KUALA LUMPUR, Malaysia — A freighter used searchlights early Friday to scan rough seas in one of the remotest places on Earth after satellite images detected possible pieces from the missing Malaysia Airlines plane in the southern Indian Ocean.
In what officials called the “best lead” of the nearly two-week-old aviation mystery, a satellite detected two objects floating about 1,000 miles off the coast of Australia and halfway to the desolate islands of the Antarctic.
The development raised new hope of finding the vanished jet and sent another emotional jolt to the families of the 239 people aboard.
One of the objects on the satellite image was almost 80 feet long and the other was 15 feet.
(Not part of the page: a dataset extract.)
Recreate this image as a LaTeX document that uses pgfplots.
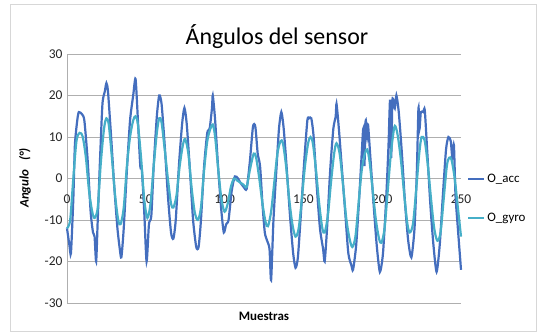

There could be other objects in the area, a four-hour flight from southwestern Australia, said John Young, manager of the Australian Maritime Safety Authority’s emergency response division.
“This is a lead, it’s probably the best lead we have right now,” Young said. He cautioned that the objects could be seaborne debris along a shipping route where containers can fall off cargo vessels, although the larger object is longer than a container.
Four military planes searched the area Thursday without success but will resume later Friday morning, Australian officials said.
CBS News’ Bob Orr reported Thursday that the objects spotted on the satellite images were at the extreme southern end of the projected southern search corridor, so in an area where all earlier information suggested crews might expect to find the missing jet. He said it was conceivable that the largest object was one of the Boeing 777’s wings. As the flight would have been near the end of its fuel supply in reaching the area, the fuel tanks in the wings would be close to empty, giving the wings added buoyancy.
The Norwegian cargo vessel Hoegh St. Petersburg, with a Filipino crew of 20, arrived in the area and used searchlights after dark to look for debris. It will continue the search Friday, said Ingar Skiaker of Hoegh Autoliners, speaking to
reporters in Oslo.
The Norwegian ship, which transports cars, was on its way from South Africa to Australia, he said. The Australian Maritime Safety Authority said another commercial ship and an Australian navy vessel were also en route to the search area.
CBS This Morning” contributor Michio Kaku, a physics professor at the City University of New York, said the area is “quite turbulent, and even a gentle current of five miles an hour could carry debris of hundreds of miles across.”
The search is a “literal race against time,” according to Kaku. “The black box has a beacon, but that beacon has a battery — a battery with a life 30 days,” he explained. “And we’ve already lost two weeks, so of the window of opportunity is closing very rapidly.” Satellite imagery experts said the lead is worth.